Fabrication of Moth-Eye Nanostructure Arrays Using Roll-to-Roll UV-Nanoimprint Lithography With an Anodic Aluminum Oxide Mold

Abstract

Broadband antireflection is essential for improving the photocurrent generation of photovoltaic modules or the enhancement of visibility in optical devices. The moth-eye nanostructure is one of the most promising structures with potential for commercialization in the near future and roll-to-roll ultraviolet nanoimprint lithography (R2R UV-NIL) technique provides a solution for the commercialization due to its high speed, large area, high resolution, and high throughput.
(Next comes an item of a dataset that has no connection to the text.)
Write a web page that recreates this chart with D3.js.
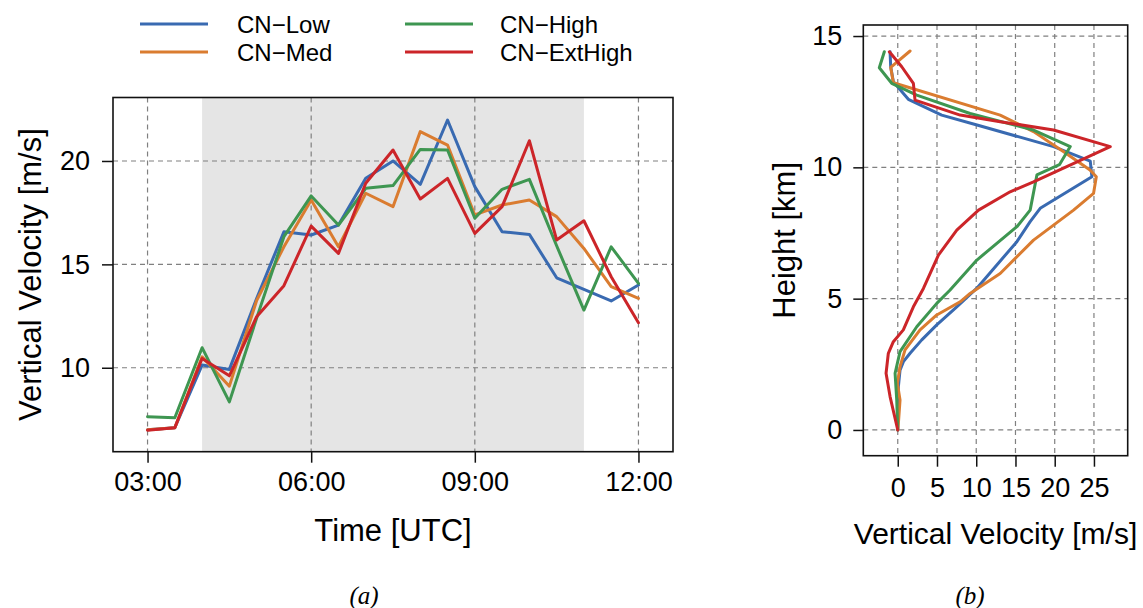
<!DOCTYPE html>
<html>
<head>
<meta charset="utf-8">
<script src="https://cdn.jsdelivr.net/npm/d3@7"></script>
<style>
  body { margin: 0; background: #fff; }
  text { font-family: "Liberation Sans", Arial, Helvetica, sans-serif; fill: #000; }
</style>
</head>
<body>
<svg id="fig" width="1143" height="608"></svg>
<script>
// ---- (a) time series of maximum vertical velocity ----
const times = ["03:00","03:30","04:00","04:30","05:00","05:30","06:00","06:30","07:00","07:30",
               "08:00","08:30","09:00","09:30","10:00","10:30","11:00","11:30","12:00"];
const cnLow     = [7.0, 7.1, 10.13, 9.92, 13.35, 16.58, 16.42, 16.9, 19.16, 20.0,
                   18.87, 21.98, 18.76, 16.58, 16.45, 14.35, 13.79, 13.23, 14.0];
const cnMed     = [7.0, 7.1, 10.53, 9.11, 13.25, 15.85, 18.11, 15.85, 18.44, 17.79,
                   21.42, 20.77, 17.39, 17.87, 18.11, 17.31, 15.77, 13.92, 13.35];
const cnHigh    = [7.63, 7.58, 10.97, 8.35, 12.4, 16.34, 18.31, 16.9, 18.68, 18.81,
                   20.56, 20.53, 17.23, 18.63, 19.11, 15.9, 12.79, 15.85, 14.08];
const cnExtHigh = [6.98, 7.10, 10.45, 9.61, 12.47, 13.97, 16.85, 15.53, 18.92, 20.53,
                   18.16, 19.16, 16.5, 17.79, 20.98, 16.18, 17.11, 14.4, 12.18];

const seriesNames  = ["CN\u2212Low", "CN\u2212Med", "CN\u2212High", "CN\u2212ExtHigh"];
const seriesColors = ["#396AB1", "#DA7C30", "#3E9651", "#CC2529"];

const timeTicks = ["03:00", "06:00", "09:00", "12:00"];
const shadeSpan = ["04:00", "11:00"];
const velTicks  = [10, 15, 20];

// ---- (b) vertical profiles: velocity (m/s) against height (km) ----
const lowW  = [0, 0, 0.08, 0.29, 0.72, 1.57, 3.06, 4.97, 7.52, 10.08, 15.18, 16.87, 18.15, 24.74, 24.53, 19.85, 10.1, 5.6, 1.35, -0.56, -0.9, -0.98];
const lowZ  = [0, 0.89, 1.65, 2.28, 2.6, 2.92, 3.43, 4.0, 4.69, 5.4, 7.17, 7.93, 8.44, 9.64, 10.24, 10.79, 11.61, 11.99, 12.59, 13.26, 13.83, 14.40];
const medW  = [0, 0.08, 0.29, -0.05, 0.29, 0.93, 2.84, 4.97, 7.95, 9.22, 13.05, 17.3, 22.4, 24.95, 25.3, 24.5, 21.1, 17.3, 13.05, -0.56, -0.9, 1.57];
const medZ  = [0, 0.25, 1.14, 1.78, 2.41, 3.05, 3.81, 4.38, 4.88, 5.2, 5.96, 7.23, 8.37, 9.01, 9.64, 9.9, 10.6, 11.36, 11.99, 13.22, 13.81, 14.43];
const highW = [0, -0.13, -0.34, 0.29, 2.42, 4.97, 6.67, 10.08, 15.18, 16.87, 17.73, 20.6, 21.98, 17.3, 9.22, 2.42, -0.77, -2.35, -1.71];
const highZ = [0, 1.14, 2.16, 2.98, 3.93, 4.82, 5.33, 6.47, 7.74, 8.37, 9.71, 10.1, 10.79, 11.42, 12.05, 12.75, 13.2, 13.79, 14.4];
const extW  = [0, -0.98, -1.49, -1.2, -0.56, 0.71, 1.99, 3.27, 5.18, 7.52, 10.29, 14.32, 17.3, 27.08, 19.85, 13.05, 7.95, 2.2, 1.99, 0.51, -1.07];
const extZ  = [0, 1.27, 2.16, 2.92, 3.36, 3.81, 4.69, 5.39, 6.66, 7.61, 8.37, 9.07, 9.45, 10.79, 11.42, 11.74, 11.99, 12.56, 13.2, 13.83, 14.4];

const profWTicks = [0, 5, 10, 15, 20, 25];
const profZTicks = [0, 5, 10, 15];

// ---------------------------------------------------------------
const svg = d3.select("#fig");
const parseTime = d3.timeParse("%H:%M");
const gridStyle = sel => sel.attr("stroke", "#808080").attr("stroke-width", 1.2)
                            .attr("stroke-dasharray", "5,4").attr("fill", "none");
const lineCurve = d3.line().x(d => d[0]).y(d => d[1]);

// Panel (a) frame
const A = { x: 113, y: 97.5, w: 560, h: 354.2 };
const tParsed = times.map(parseTime);
const xA = d3.scaleTime()
  .domain([d3.timeMinute.offset(tParsed[0], -38), d3.timeMinute.offset(tParsed[tParsed.length - 1], 38)])
  .range([A.x, A.x + A.w]);
const yA = d3.scaleLinear().domain([5.94, 23.07]).range([A.y + A.h, A.y]);

const gA = svg.append("g");
gA.append("rect")
  .attr("x", xA(parseTime(shadeSpan[0]))).attr("y", A.y)
  .attr("width", xA(parseTime(shadeSpan[1])) - xA(parseTime(shadeSpan[0])))
  .attr("height", A.h).attr("fill", "#e5e5e5");

gA.selectAll(".vg").data(timeTicks).join("line")
  .attr("x1", d => xA(parseTime(d))).attr("x2", d => xA(parseTime(d)))
  .attr("y1", A.y).attr("y2", A.y + A.h).call(gridStyle);
gA.selectAll(".hg").data(velTicks).join("line")
  .attr("x1", A.x).attr("x2", A.x + A.w)
  .attr("y1", d => yA(d)).attr("y2", d => yA(d)).call(gridStyle);

[cnLow, cnMed, cnHigh, cnExtHigh].forEach((vals, k) => {
  gA.append("path")
    .attr("d", lineCurve(vals.map((v, i) => [xA(tParsed[i]), yA(v)])))
    .attr("fill", "none").attr("stroke", seriesColors[k]).attr("stroke-width", 3)
    .attr("stroke-linejoin", "round").attr("stroke-linecap", "round");
});

gA.append("rect").attr("x", A.x).attr("y", A.y).attr("width", A.w).attr("height", A.h)
  .attr("fill", "none").attr("stroke", "#111").attr("stroke-width", 1.6);

const axA_x = gA.append("g").attr("transform", `translate(0,${A.y + A.h})`)
  .call(d3.axisBottom(xA).tickValues(timeTicks.map(parseTime))
        .tickFormat(d3.timeFormat("%H:%M")).tickSize(11).tickPadding(9));
const axA_y = gA.append("g").attr("transform", `translate(${A.x},0)`)
  .call(d3.axisLeft(yA).tickValues(velTicks).tickSize(11).tickPadding(12));

// Panel (b) frame
const B = { x: 863.3, y: 25, w: 264.4, h: 430.7 };
const xB = d3.scaleLinear().domain([-4.39, 29.3]).range([B.x, B.x + B.w]);
const yB = d3.scaleLinear().domain([-0.98, 15.42]).range([B.y + B.h, B.y]);

const gB = svg.append("g");
gB.selectAll(".vg").data(profWTicks).join("line")
  .attr("x1", d => xB(d)).attr("x2", d => xB(d))
  .attr("y1", B.y).attr("y2", B.y + B.h).call(gridStyle);
gB.selectAll(".hg").data(profZTicks).join("line")
  .attr("x1", B.x).attr("x2", B.x + B.w)
  .attr("y1", d => yB(d)).attr("y2", d => yB(d)).call(gridStyle);

[[lowW, lowZ], [medW, medZ], [highW, highZ], [extW, extZ]].forEach(([w, z], k) => {
  gB.append("path")
    .attr("d", lineCurve(w.map((v, i) => [xB(v), yB(z[i])])))
    .attr("fill", "none").attr("stroke", seriesColors[k]).attr("stroke-width", 3)
    .attr("stroke-linejoin", "round").attr("stroke-linecap", "round");
});

gB.append("rect").attr("x", B.x).attr("y", B.y).attr("width", B.w).attr("height", B.h)
  .attr("fill", "none").attr("stroke", "#111").attr("stroke-width", 1.6);

const axB_x = gB.append("g").attr("transform", `translate(0,${B.y + B.h})`)
  .call(d3.axisBottom(xB).tickValues(profWTicks).tickSize(11).tickPadding(11));
const axB_y = gB.append("g").attr("transform", `translate(${B.x},0)`)
  .call(d3.axisLeft(yB).tickValues(profZTicks).tickSize(10).tickPadding(11));

[axA_x, axA_y, axB_x, axB_y].forEach(ax => {
  ax.select(".domain").remove();
  ax.selectAll(".tick line").attr("stroke", "#111").attr("stroke-width", 1.5);
  ax.selectAll(".tick text").attr("font-size", 27).attr("fill", "#000")
    .style("font-family", '"Liberation Sans", Arial, sans-serif');
});

// Axis titles
svg.append("text").attr("x", A.x + A.w / 2).attr("y", 541)
  .attr("text-anchor", "middle").attr("font-size", 31).text("Time [UTC]");
svg.append("text").attr("transform", `translate(41,${A.y + A.h / 2}) rotate(-90)`)
  .attr("text-anchor", "middle").attr("font-size", 31).text("Vertical Velocity [m/s]");
svg.append("text").attr("x", B.x + B.w / 2).attr("y", 544)
  .attr("text-anchor", "middle").attr("font-size", 30).text("Vertical Velocity [m/s]");
svg.append("text").attr("transform", `translate(795,${B.y + B.h / 2}) rotate(-90)`)
  .attr("text-anchor", "middle").attr("font-size", 31).text("Height [km]");

// Legend (two columns above panel a)
const legendPos = [[140, 24], [140, 52], [405, 24], [405, 52]];
seriesNames.forEach((name, k) => {
  const [lx, ly] = legendPos[k];
  svg.append("line").attr("x1", lx).attr("x2", lx + 68).attr("y1", ly).attr("y2", ly)
    .attr("stroke", seriesColors[k]).attr("stroke-width", 3);
  svg.append("text").attr("x", lx + 97 - (k >= 2 ? 2 : 0)).attr("y", ly + 8.5)
    .attr("font-size", 24).attr("textLength", null).text(name);
});

// Sub-figure captions
[["(a)", 364], ["(b)", 970]].forEach(([t, cx]) => {
  svg.append("text").attr("x", cx).attr("y", 604).attr("text-anchor", "middle")
    .attr("font-size", 25).attr("font-style", "italic")
    .style("font-family", '"Liberation Serif", "DejaVu Serif", serif').text(t);
});
</script>
</body>
</html>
In this study, the anodic aluminum oxide (AAO) mold is used to produce the moth-eye nanostructure arrays upon a flexible polyethylene terephthalate substrate combining with R2R UV-NIL process, which provides a solution for continuous production of moth-eye nanostructure arrays cheaply. In addition, the influence of mold parameters and process parameters on the forming quality were investigated, respectively. The influence of process parameters was investigated by using the one-variable-at-a-time method, including feeding speed, imprinting pressure, and mold temperature. The qualitative and quantitative height evaluation for the moth-eye nanostructure arrays were carried out based on the atomic force microscope images. As a result, the feasibility is verified to produce moth-eye nanostructure arrays continuously with AAO mold and R2R UV-NIL technique. A rapid feeding speed of 20 m/min was possible to produce good moth-eye nanostructure arrays with mold 1, which were 300 nm in diameter, 300 nm in height. However, different forming results were observed as the mold parameters decreased including unsatisfactory demolding phenomenon and incomplete filling phenomenon. The incomplete filling phenomenon was improved to a certain extent by changing the process parameters and higher forming height was accomplished with lower feeding speed, higher imprinting pressure, and higher mold temperature. This research is beneficial to provide a direction for the industrial production of the moth-eye nanostructure arrays.